*Objective*
It is required that the lines from the top of the listing through the line with "0.1, 0.1, 0.1, 0.1];" be reproduced exactly, excluding pictures.

** start of Input material **

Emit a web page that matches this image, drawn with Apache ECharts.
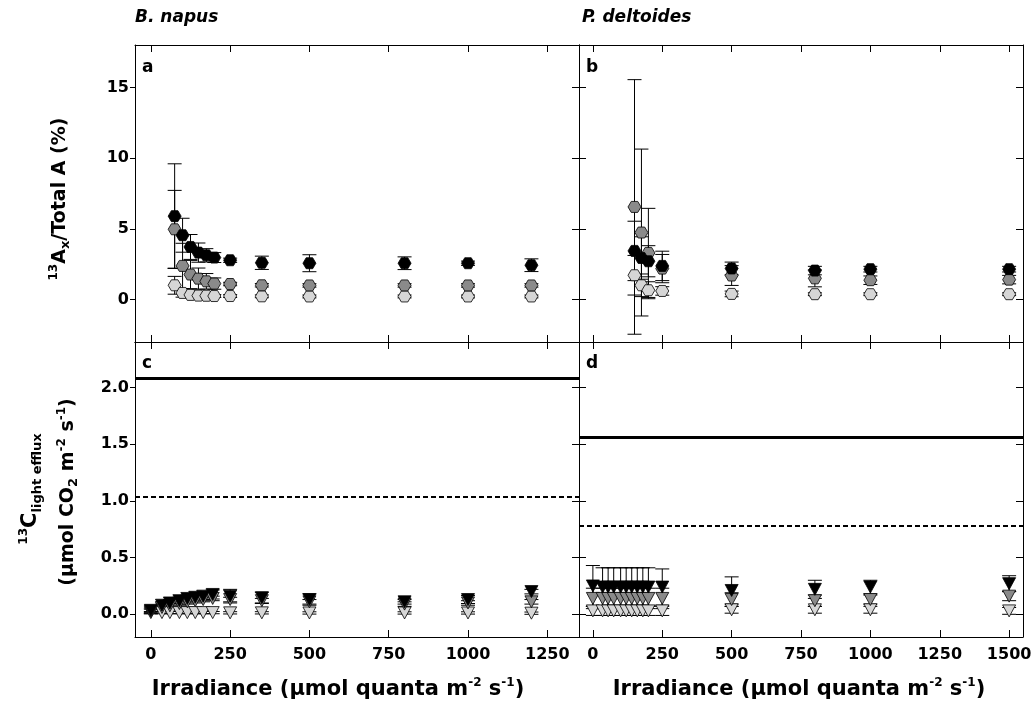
<!DOCTYPE html>
<html>
<head>
<meta charset="utf-8">
<script src="https://cdn.jsdelivr.net/npm/echarts@6/dist/echarts.min.js"></script>
<style>
  html, body { margin: 0; padding: 0; background: #fff; }
  #chart { width: 1036px; height: 716px; }
</style>
</head>
<body>
<div id="chart"></div>
<script>
// ---- data ----
// panel a : B. napus, 13Ax / total A (%)
const napusAxX = [75, 100, 125, 150, 175, 200, 250, 350, 500, 800, 1000, 1200];
const napusAxBlack = [5.9, 4.55, 3.72, 3.32, 3.13, 2.97, 2.78, 2.6, 2.57, 2.57, 2.57, 2.43];
const napusAxBlackErr = [3.7, 1.2, 0.88, 0.68, 0.47, 0.35, 0.15, 0.47, 0.6, 0.45, 0.15, 0.45];
const napusAxGray = [4.97, 2.38, 1.77, 1.48, 1.29, 1.13, 1.1, 1.01, 1.0, 1.0, 1.0, 1.0];
const napusAxGrayErr = [2.75, 1.6, 1.0, 0.75, 0.55, 0.4, 0.12, 0.12, 0.12, 0.12, 0.12, 0.12];
const napusAxLight = [1.01, 0.47, 0.33, 0.28, 0.27, 0.25, 0.25, 0.23, 0.22, 0.22, 0.22, 0.22];
const napusAxLightErr = [0.63, 0.3, 0.1, 0.1, 0.1, 0.1, 0.1, 0.1, 0.1, 0.1, 0.1, 0.1];

// panel b : P. deltoides, 13Ax / total A (%)
const deltAxX = [150, 175, 200, 250, 500, 800, 1000, 1500];
const deltAxBlack = [3.44, 2.94, 2.71, 2.38, 2.2, 2.05, 2.15, 2.15];
const deltAxBlackErr = [2.1, 1.5, 1.1, 1.04, 0.45, 0.3, 0.2, 0.2];
const deltAxGray = [6.55, 4.74, 3.3, 2.19, 1.7, 1.5, 1.37, 1.41];
const deltAxGrayErr = [9.0, 5.9, 3.15, 1.0, 0.7, 0.6, 0.3, 0.3];
const deltAxLight = [1.72, 1.01, 0.66, 0.61, 0.4, 0.38, 0.38, 0.38];
const deltAxLightErr = [1.4, 0.8, 0.6, 0.3, 0.2, 0.1, 0.1, 0.1];

// panel c : B. napus, 13C light efflux
const napusEffX = [0, 35, 60, 90, 115, 140, 165, 195, 250, 350, 500, 800, 1000, 1200];
const napusEffBlack = [0.035, 0.08, 0.1, 0.12, 0.14, 0.15, 0.16, 0.175, 0.16, 0.145, 0.13, 0.11, 0.13, 0.2];
const napusEffBlackErr = [0.02, 0.02, 0.03, 0.03, 0.03, 0.03, 0.03, 0.04, 0.06, 0.05, 0.05, 0.02, 0.035, 0.02];
const napusEffGray = [0.025, 0.06, 0.075, 0.095, 0.11, 0.12, 0.13, 0.14, 0.13, 0.12, 0.11, 0.09, 0.1, 0.11];
const napusEffGrayErr = [0.02, 0.02, 0.02, 0.02, 0.02, 0.02, 0.02, 0.02, 0.02, 0.02, 0.02, 0.02, 0.02, 0.02];
const napusEffLight = [0.015, 0.015, 0.015, 0.015, 0.015, 0.015, 0.015, 0.015, 0.013, 0.013, 0.012, 0.012, 0.012, 0.01];
const napusEffLightErr = [0.01, 0.01, 0.01, 0.01, 0.01, 0.01, 0.01, 0.01, 0.01, 0.01, 0.01, 0.01, 0.01, 0.01];

// panel d : P. deltoides, 13C light efflux
const deltEffX = [0, 35, 55, 75, 100, 120, 140, 160, 180, 200, 250, 500, 800, 1000, 1500];
const deltEffBlack = [0.25, 0.24, 0.24, 0.24, 0.24, 0.24, 0.24, 0.24, 0.24, 0.24, 0.24, 0.21, 0.22, 0.24, 0.27];
const deltEffBlackErr = [0.18, 0.17, 0.17, 0.17, 0.17, 0.17, 0.17, 0.17, 0.17, 0.17, 0.16, 0.12, 0.08, 0.06, 0.07];
const deltEffGray = [0.14, 0.14, 0.14, 0.14, 0.14, 0.14, 0.14, 0.14, 0.14, 0.14, 0.14, 0.13, 0.12, 0.13, 0.16];
const deltEffGrayErr = [0.09, 0.09, 0.09, 0.09, 0.09, 0.09, 0.09, 0.09, 0.09, 0.09, 0.09, 0.06, 0.05, 0.04, 0.04];
const deltEffLight = [0.03, 0.03, 0.03, 0.03, 0.03, 0.03, 0.03, 0.03, 0.03, 0.03, 0.03, 0.04, 0.04, 0.04, 0.03];
const deltEffLightErr = [0.04, 0.04, 0.04, 0.04, 0.04, 0.04, 0.04, 0.04, 0.04, 0.04, 0.04, 0.03, 0.03, 0.03, 0.03];

// horizontal reference lines in c and d
const refSolid = [2.08, 1.56];
const refDashed = [1.04, 0.78];

// tick values
const napusXTicks = [0, 250, 500, 750, 1000, 1250];
const deltXTicks = [0, 250, 500, 750, 1000, 1250, 1500];
const axYTicks = [0, 5, 10, 15];
const effYTicks = [0, 0.5, 1.0, 1.5, 2.0];

// ---- chart ----
const FONT = '"DejaVu Sans", "Liberation Sans", sans-serif';
const BLACK = '#000000', GRAY = '#8a8a8a', LIGHT = '#d6d6d6';
const HEX = 'path://M-1,0 L-0.5,-0.866 L0.5,-0.866 L1,0 L0.5,0.866 L-0.5,0.866 Z';

const myChart = echarts.init(document.getElementById('chart'));

const grids = [
  { left: 135, top: 45, width: 444, height: 297 },   // a
  { left: 579, top: 45, width: 444, height: 297 },   // b
  { left: 135, top: 342, width: 444, height: 295 },  // c
  { left: 579, top: 342, width: 444, height: 295 }   // d
];
const xRange = [[-50, 1350], [-50, 1550], [-50, 1350], [-50, 1550]];
const yRange = [[-3, 18], [-3, 18], [-0.2, 2.4], [-0.2, 2.4]];
const xTicks = [napusXTicks, deltXTicks, napusXTicks, deltXTicks];
const yTicks = [axYTicks, axYTicks, effYTicks, effYTicks];

function xAxisFor(i, pos) {
  const labels = pos === 'bottom' && i >= 2;
  return {
    type: 'value', gridIndex: i, position: pos,
    min: xRange[i][0], max: xRange[i][1],
    axisLine: { show: true, onZero: false, lineStyle: { color: '#000', width: 1 } },
    axisTick: { show: true, inside: true, length: 7, customValues: xTicks[i], lineStyle: { color: '#000', width: 1 } },
    axisLabel: {
      show: labels, customValues: xTicks[i], margin: 10,
      color: '#000', fontFamily: FONT, fontWeight: 'bold', fontSize: 16,
      formatter: (v) => String(v)
    },
    splitLine: { show: false }
  };
}

function yAxisFor(i, pos) {
  const outer = pos === 'left' && (i === 0 || i === 2);
  return {
    type: 'value', gridIndex: i, position: pos,
    min: yRange[i][0], max: yRange[i][1],
    axisLine: { show: true, onZero: false, lineStyle: { color: '#000', width: 1 } },
    axisTick: { show: true, inside: !outer, length: outer ? 5 : 7, customValues: yTicks[i], lineStyle: { color: '#000', width: 1 } },
    axisLabel: {
      show: outer, customValues: yTicks[i], margin: 6,
      color: '#000', fontFamily: FONT, fontWeight: 'bold', fontSize: 16,
      formatter: (v) => (i >= 2 ? v.toFixed(1) : String(v))
    },
    splitLine: { show: false }
  };
}

const xAxes = [], yAxes = [];
for (let i = 0; i < 4; i++) { xAxes.push(xAxisFor(i, 'bottom')); yAxes.push(yAxisFor(i, 'left')); }
for (let i = 0; i < 4; i++) { xAxes.push(xAxisFor(i, 'top')); yAxes.push(yAxisFor(i, 'right')); }

function errSeries(i, xs, ys, es) {
  return {
    type: 'custom', xAxisIndex: i, yAxisIndex: i, silent: true, z: 2,
    data: xs.map((x, k) => [x, ys[k] - es[k], ys[k] + es[k]]),
    renderItem: function (params, api) {
      const lo = api.coord([api.value(0), api.value(1)]);
      const hi = api.coord([api.value(0), api.value(2)]);
      const cap = 7;
      const st = { stroke: '#000', lineWidth: 1 };
      return {
        type: 'group', children: [
          { type: 'line', shape: { x1: lo[0], y1: lo[1], x2: hi[0], y2: hi[1] }, style: st },
          { type: 'line', shape: { x1: lo[0] - cap, y1: lo[1], x2: lo[0] + cap, y2: lo[1] }, style: st },
          { type: 'line', shape: { x1: hi[0] - cap, y1: hi[1], x2: hi[0] + cap, y2: hi[1] }, style: st }
        ]
      };
    }
  };
}

function markSeries(i, xs, ys, color, tri) {
  return {
    type: 'scatter', xAxisIndex: i, yAxisIndex: i, silent: true, z: 3,
    data: xs.map((x, k) => [x, ys[k]]),
    symbol: tri ? 'triangle' : HEX,
    symbolSize: tri ? [13, 12] : [13, 11],
    symbolRotate: tri ? 180 : 0,
    itemStyle: { color: color, borderColor: '#000', borderWidth: 0.8, opacity: 1 }
  };
}

function refLines(i, solid, dashed) {
  return {
    type: 'scatter', xAxisIndex: i, yAxisIndex: i, silent: true, data: [],
    markLine: {
      silent: true, symbol: 'none', label: { show: false },
      data: [
        { yAxis: solid, lineStyle: { color: '#000', type: 'solid', width: 3 } },
        { yAxis: dashed, lineStyle: { color: '#000', type: [5, 3], width: 2 } }
      ]
    }
  };
}

const panels = [
  { x: napusAxX, b: napusAxBlack, be: napusAxBlackErr, g: napusAxGray, ge: napusAxGrayErr, l: napusAxLight, le: napusAxLightErr, tri: false },
  { x: deltAxX, b: deltAxBlack, be: deltAxBlackErr, g: deltAxGray, ge: deltAxGrayErr, l: deltAxLight, le: deltAxLightErr, tri: false },
  { x: napusEffX, b: napusEffBlack, be: napusEffBlackErr, g: napusEffGray, ge: napusEffGrayErr, l: napusEffLight, le: napusEffLightErr, tri: true },
  { x: deltEffX, b: deltEffBlack, be: deltEffBlackErr, g: deltEffGray, ge: deltEffGrayErr, l: deltEffLight, le: deltEffLightErr, tri: true }
];

const series = [];
panels.forEach((p, i) => {
  series.push(errSeries(i, p.x, p.l, p.le));
  series.push(errSeries(i, p.x, p.g, p.ge));
  series.push(errSeries(i, p.x, p.b, p.be));
  series.push(markSeries(i, p.x, p.l, LIGHT, p.tri));
  series.push(markSeries(i, p.x, p.g, GRAY, p.tri));
  series.push(markSeries(i, p.x, p.b, BLACK, p.tri));
});
series.push(refLines(2, refSolid[0], refDashed[0]));
series.push(refLines(3, refSolid[1], refDashed[1]));

function rich(size) {
  return {
    n: { fontFamily: FONT, fontWeight: 'bold', fontSize: size, lineHeight: size + 6, fill: '#000' },
    big: { fontFamily: FONT, fontWeight: 'bold', fontSize: size + 2, lineHeight: size + 8, fill: '#000' },
    sup: { fontFamily: FONT, fontWeight: 'bold', fontSize: 12, lineHeight: 12, verticalAlign: 'top', fill: '#000' },
    sub: { fontFamily: FONT, fontWeight: 'bold', fontSize: 13, lineHeight: 13, verticalAlign: 'bottom', fill: '#000' }
  };
}

function label(txt, x, y) {
  return { type: 'text', x: x, y: y, silent: true,
    style: { text: txt, fill: '#000', font: 'bold 17px ' + FONT, align: 'left', verticalAlign: 'middle' } };
}

const graphic = [
  { type: 'text', x: 135, y: 18, silent: true,
    style: { text: 'B. napus', fill: '#000', font: 'italic bold 17px ' + FONT, verticalAlign: 'middle' } },
  { type: 'text', x: 582, y: 18, silent: true,
    style: { text: 'P. deltoides', fill: '#000', font: 'italic bold 17px ' + FONT, verticalAlign: 'middle' } },
  label('a', 142, 68), label('b', 586, 68), label('c', 142, 364), label('d', 586, 364),
  { type: 'text', x: 60, y: 199, rotation: Math.PI / 2, silent: true,
    style: { text: '{sup|13}{n|A}{sub|x}{n|/Total A (%)}', rich: rich(19), align: 'center', verticalAlign: 'middle' } },
  { type: 'text', x: 31, y: 489, rotation: Math.PI / 2, silent: true,
    style: { text: '{sup|13}{big|C}{sub|light efflux}', rich: rich(19), align: 'center', verticalAlign: 'middle' } },
  { type: 'text', x: 68, y: 492, rotation: Math.PI / 2, silent: true,
    style: { text: '{n|(\u03bcmol CO}{sub|2}{n| m}{sup|-2}{n| s}{sup|-1}{n|)}', rich: rich(19), align: 'center', verticalAlign: 'middle' } },
  { type: 'text', x: 338, y: 690, silent: true,
    style: { text: '{n|Irradiance (\u03bcmol quanta m}{sup|-2}{n| s}{sup|-1}{n|)}', rich: rich(21), align: 'center', verticalAlign: 'middle' } },
  { type: 'text', x: 799, y: 690, silent: true,
    style: { text: '{n|Irradiance (\u03bcmol quanta m}{sup|-2}{n| s}{sup|-1}{n|)}', rich: rich(21), align: 'center', verticalAlign: 'middle' } }
];

const option = {
  backgroundColor: '#fff',
  animation: false,
  grid: grids,
  xAxis: xAxes,
  yAxis: yAxes,
  series: series,
  graphic: graphic
};

myChart.setOption(option);
</script>
</body>
</html>
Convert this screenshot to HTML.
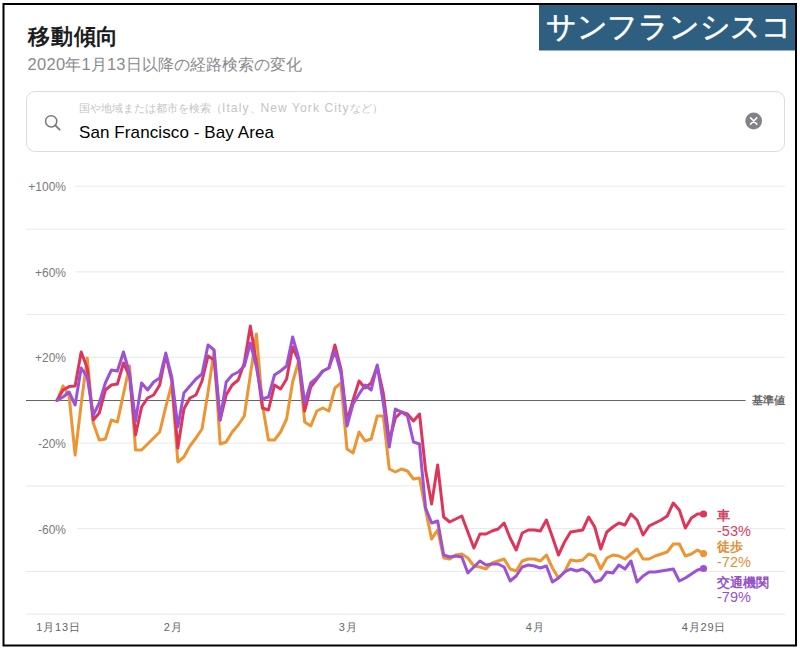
<!DOCTYPE html>
<html lang="ja">
<head>
<meta charset="utf-8">
<style>
html,body{margin:0;padding:0;background:#fff;}
body{width:800px;height:650px;position:relative;overflow:hidden;font-family:"Liberation Sans",sans-serif;}
.abs{position:absolute;white-space:nowrap;}
#title{left:28px;top:22px;font-size:22px;letter-spacing:0.8px;font-weight:bold;color:#1d1d1f;line-height:30px;}
.dg{letter-spacing:0.3px;font-size:16.5px;}
#sub{left:27.5px;top:53px;font-size:16px;color:#8a8a8e;line-height:22px;}
#search{position:absolute;left:26px;top:91px;width:757px;height:59px;border:1px solid #dcdcdc;border-radius:9px;}
.la{font-size:12px;letter-spacing:1.1px;}
#ph{left:79px;top:101px;font-size:11px;color:#c4c4c6;line-height:14px;}
#val{left:79px;top:122px;font-size:17px;letter-spacing:0.1px;color:#000;line-height:22px;}
#bluet{left:546px;top:8px;font-size:30px;letter-spacing:-0.3px;color:#fff;-webkit-text-stroke:0.5px #fff;line-height:38px;}
.yl{font-size:12px;fill:#7a7a7a;font-family:"Liberation Sans",sans-serif;}
.xl{position:absolute;font-size:11px;color:#666;letter-spacing:0.8px;line-height:14px;white-space:nowrap;transform:translateX(-50%);top:620px;}
.lg{position:absolute;left:717px;font-size:13px;line-height:16px;white-space:nowrap;}
.lp{font-size:14.5px;}
#kj{left:752px;top:393px;font-size:11px;color:#666;font-weight:bold;line-height:14px;}
</style>
</head>
<body>
<div id="title" class="abs">移動傾向</div>
<div id="sub" class="abs"><span class="dg">2020</span>年<span class="dg">1</span>月<span class="dg">13</span>日以降の経路検索の変化</div>
<div id="search"></div>
<svg class="abs" style="left:0;top:0" width="800" height="650">
  <circle cx="51.2" cy="121.3" r="5.6" fill="none" stroke="#7a7a7e" stroke-width="1.5"/>
  <line x1="55.3" y1="125.4" x2="59.6" y2="129.7" stroke="#7a7a7e" stroke-width="1.8" stroke-linecap="round"/>
  <circle cx="753.7" cy="121" r="8.4" fill="#838387"/>
  <path d="M750.6 117.9 L756.8 124.1 M756.8 117.9 L750.6 124.1" stroke="#fff" stroke-width="1.5" stroke-linecap="round"/>
<line x1="75" y1="186.2" x2="785" y2="186.2" stroke="#e8e8e8" stroke-width="1"/>
<text x="66" y="191.2" text-anchor="end" class="yl">+100%</text>
<line x1="26" y1="229.2" x2="785" y2="229.2" stroke="#e8e8e8" stroke-width="1"/>
<line x1="75" y1="271.9" x2="785" y2="271.9" stroke="#e8e8e8" stroke-width="1"/>
<text x="66" y="276.9" text-anchor="end" class="yl">+60%</text>
<line x1="26" y1="314.6" x2="785" y2="314.6" stroke="#e8e8e8" stroke-width="1"/>
<line x1="75" y1="357.3" x2="785" y2="357.3" stroke="#e8e8e8" stroke-width="1"/>
<text x="66" y="362.3" text-anchor="end" class="yl">+20%</text>
<line x1="77" y1="443.1" x2="785" y2="443.1" stroke="#e8e8e8" stroke-width="1"/>
<text x="66" y="448.1" text-anchor="end" class="yl">-20%</text>
<line x1="26" y1="485.9" x2="785" y2="485.9" stroke="#e8e8e8" stroke-width="1"/>
<line x1="77" y1="528.6" x2="785" y2="528.6" stroke="#e8e8e8" stroke-width="1"/>
<text x="66" y="533.6" text-anchor="end" class="yl">-60%</text>
<line x1="26" y1="571.4" x2="785" y2="571.4" stroke="#e8e8e8" stroke-width="1"/>
<line x1="26" y1="614.2" x2="785" y2="614.2" stroke="#e8e8e8" stroke-width="1"/>
<line x1="26" y1="400.45" x2="745.5" y2="400.45" stroke="#656565" stroke-width="1.05"/>
<polyline points="57.00,400.5 63.04,386.0 69.08,396.0 75.13,455.0 81.17,404.0 87.21,358.0 93.25,423.0 99.29,440.0 105.34,439.0 111.38,420.0 117.42,422.0 123.46,394.0 129.50,366.0 135.55,450.0 141.59,450.0 147.63,444.0 153.67,438.0 159.71,432.0 165.76,407.0 171.80,384.0 177.84,462.0 183.88,457.0 189.93,446.0 195.97,438.0 202.01,429.0 208.05,392.0 214.09,351.0 220.14,444.0 226.18,442.0 232.22,432.0 238.26,425.0 244.30,416.0 250.35,375.0 256.39,334.0 262.43,405.0 268.47,440.0 274.51,440.0 280.56,432.0 286.60,419.0 292.64,382.0 298.68,361.0 304.72,422.0 310.77,426.0 316.81,411.0 322.85,408.0 328.89,411.0 334.93,388.0 340.98,383.0 347.02,449.0 353.06,453.0 359.10,432.0 365.14,441.0 371.19,439.0 377.23,416.0 383.27,416.0 389.31,469.0 395.36,472.0 401.40,469.0 407.44,471.0 413.48,479.0 419.52,478.0 425.57,510.0 431.61,539.0 437.65,530.0 443.69,558.0 449.73,559.0 455.78,555.0 461.82,554.0 467.86,558.0 473.90,566.0 479.94,567.0 485.99,569.0 492.03,563.0 498.07,561.0 504.11,559.0 510.15,569.0 516.20,571.0 522.24,561.0 528.28,559.0 534.32,559.0 540.36,561.0 546.41,555.0 552.45,568.0 558.49,578.0 564.53,572.0 570.57,560.0 576.62,561.0 582.66,560.0 588.70,554.0 594.74,556.0 600.79,569.0 606.83,558.0 612.87,555.0 618.91,556.0 624.95,559.0 631.00,554.0 637.04,549.0 643.08,559.0 649.12,559.0 655.16,556.0 661.21,554.0 667.25,552.0 673.29,544.0 679.33,544.0 685.37,556.0 691.42,554.0 697.46,550.0 703.50,553.6" fill="none" stroke="#ec9532" stroke-width="3" stroke-linejoin="round" stroke-linecap="round"/>
<polyline points="57.00,400.5 63.04,390.0 69.08,386.6 75.13,386.0 81.17,352.0 87.21,368.0 93.25,420.0 99.29,413.0 105.34,390.0 111.38,385.0 117.42,384.0 123.46,363.0 129.50,376.0 135.55,435.0 141.59,407.0 147.63,398.0 153.67,395.0 159.71,385.0 165.76,355.0 171.80,381.0 177.84,448.0 183.88,409.0 189.93,398.0 195.97,395.0 202.01,381.0 208.05,356.0 214.09,360.0 220.14,420.0 226.18,395.0 232.22,385.0 238.26,380.0 244.30,363.0 250.35,326.0 256.39,363.0 262.43,408.0 268.47,410.0 274.51,385.0 280.56,389.0 286.60,379.0 292.64,347.0 298.68,361.0 304.72,411.0 310.77,387.0 316.81,379.0 322.85,371.0 328.89,368.0 334.93,345.0 340.98,369.0 347.02,421.0 353.06,400.0 359.10,381.0 365.14,388.0 371.19,383.0 377.23,366.0 383.27,393.0 389.31,441.0 395.36,418.0 401.40,412.0 407.44,414.0 413.48,421.0 419.52,414.0 425.57,470.0 431.61,504.0 437.65,465.0 443.69,517.0 449.73,522.0 455.78,519.0 461.82,516.0 467.86,532.0 473.90,548.0 479.94,534.0 485.99,534.0 492.03,531.0 498.07,529.0 504.11,523.0 510.15,538.0 516.20,550.0 522.24,533.0 528.28,530.0 534.32,530.0 540.36,531.0 546.41,520.0 552.45,537.0 558.49,555.0 564.53,542.0 570.57,532.0 576.62,531.0 582.66,530.0 588.70,517.0 594.74,527.0 600.79,549.0 606.83,532.0 612.87,527.0 618.91,523.0 624.95,525.0 631.00,514.0 637.04,520.0 643.08,535.0 649.12,526.0 655.16,523.0 661.21,520.0 667.25,516.0 673.29,503.0 679.33,510.0 685.37,528.0 691.42,518.0 697.46,514.0 703.50,514.0" fill="none" stroke="#de365a" stroke-width="3" stroke-linejoin="round" stroke-linecap="round"/>
<polyline points="57.00,400.5 63.04,397.0 69.08,392.0 75.13,405.0 81.17,368.0 87.21,377.0 93.25,415.0 99.29,403.0 105.34,383.0 111.38,370.0 117.42,371.0 123.46,352.0 129.50,373.0 135.55,421.0 141.59,383.0 147.63,390.0 153.67,382.0 159.71,378.0 165.76,353.0 171.80,377.0 177.84,427.0 183.88,393.0 189.93,386.0 195.97,379.0 202.01,374.0 208.05,345.0 214.09,350.0 220.14,420.0 226.18,382.0 232.22,375.0 238.26,372.0 244.30,366.0 250.35,343.0 256.39,367.0 262.43,399.0 268.47,397.0 274.51,375.0 280.56,371.0 286.60,366.0 292.64,337.0 298.68,358.0 304.72,403.0 310.77,383.0 316.81,378.0 322.85,371.0 328.89,368.0 334.93,351.0 340.98,373.0 347.02,426.0 353.06,404.0 359.10,394.0 365.14,385.0 371.19,390.0 377.23,365.0 383.27,403.0 389.31,447.0 395.36,409.0 401.40,412.0 407.44,416.0 413.48,442.0 419.52,444.0 425.57,508.0 431.61,523.0 437.65,521.0 443.69,555.0 449.73,557.0 455.78,556.0 461.82,557.0 467.86,573.0 473.90,567.0 479.94,561.0 485.99,565.0 492.03,564.0 498.07,564.0 504.11,567.0 510.15,581.0 516.20,576.0 522.24,567.0 528.28,565.0 534.32,566.0 540.36,568.0 546.41,566.0 552.45,582.0 558.49,578.0 564.53,572.0 570.57,569.0 576.62,571.0 582.66,569.0 588.70,573.0 594.74,582.0 600.79,580.0 606.83,572.0 612.87,573.0 618.91,565.0 624.95,569.0 631.00,561.0 637.04,582.0 643.08,576.0 649.12,572.0 655.16,572.0 661.21,571.0 667.25,570.0 673.29,569.0 679.33,581.0 685.37,578.0 691.42,574.0 697.46,570.0 703.50,568.5" fill="none" stroke="#9d52d6" stroke-width="3" stroke-linejoin="round" stroke-linecap="round"/>
<circle cx="703.50" cy="553.6" r="3.6" fill="#ec9532"/>
<circle cx="703.50" cy="514" r="3.6" fill="#de365a"/>
<circle cx="703.50" cy="568.5" r="3.6" fill="#9d52d6"/>
</svg>
<div id="ph" class="abs">国や地域または都市を検索（<span class="la">Italy</span>、<span class="la">New York City</span>など）</div>
<div id="val" class="abs">San Francisco - Bay Area</div>
<div id="kj" class="abs">基準値</div>
<div class="xl" style="left:58.5px">1月13日</div>
<div class="xl" style="left:173px">2月</div>
<div class="xl" style="left:348px">3月</div>
<div class="xl" style="left:535px">4月</div>
<div class="xl" style="left:704px">4月29日</div>
<div class="lg" style="top:508px;color:#d33f62;font-weight:bold">車</div>
<div class="lg lp" style="top:523px;color:#d33f62">-53%</div>
<div class="lg" style="top:539px;color:#df9038;font-weight:bold">徒歩</div>
<div class="lg lp" style="top:554px;color:#df9038">-72%</div>
<div class="lg" style="top:575px;color:#9352cb;font-weight:bold">交通機関</div>
<div class="lg lp" style="top:589px;color:#9352cb">-79%</div>
<svg class="abs" style="left:0;top:0" width="800" height="650"><rect x="539" y="4.5" width="256" height="46" fill="#2e5f80"/><rect x="3.5" y="4" width="792.5" height="641.5" fill="none" stroke="#000" stroke-width="2"/></svg>
<div id="bluet" class="abs">サンフランシスコ</div>
</body>
</html>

** end of Input material **

*The answer*
Emit a web page that matches this image, drawn with Apache ECharts.
<!DOCTYPE html>
<html>
<head>
<meta charset="utf-8">
<script src="https://cdn.jsdelivr.net/npm/echarts@6/dist/echarts.min.js"></script>
<style>
  html, body { margin: 0; padding: 0; background: #fff; }
  #chart { width: 1036px; height: 716px; }
</style>
</head>
<body>
<div id="chart"></div>
<script>
// ---- data ----
// panel a : B. napus, 13Ax / total A (%)
const napusAxX = [75, 100, 125, 150, 175, 200, 250, 350, 500, 800, 1000, 1200];
const napusAxBlack = [5.9, 4.55, 3.72, 3.32, 3.13, 2.97, 2.78, 2.6, 2.57, 2.57, 2.57, 2.43];
const napusAxBlackErr = [3.7, 1.2, 0.88, 0.68, 0.47, 0.35, 0.15, 0.47, 0.6, 0.45, 0.15, 0.45];
const napusAxGray = [4.97, 2.38, 1.77, 1.48, 1.29, 1.13, 1.1, 1.01, 1.0, 1.0, 1.0, 1.0];
const napusAxGrayErr = [2.75, 1.6, 1.0, 0.75, 0.55, 0.4, 0.12, 0.12, 0.12, 0.12, 0.12, 0.12];
const napusAxLight = [1.01, 0.47, 0.33, 0.28, 0.27, 0.25, 0.25, 0.23, 0.22, 0.22, 0.22, 0.22];
const napusAxLightErr = [0.63, 0.3, 0.1, 0.1, 0.1, 0.1, 0.1, 0.1, 0.1, 0.1, 0.1, 0.1];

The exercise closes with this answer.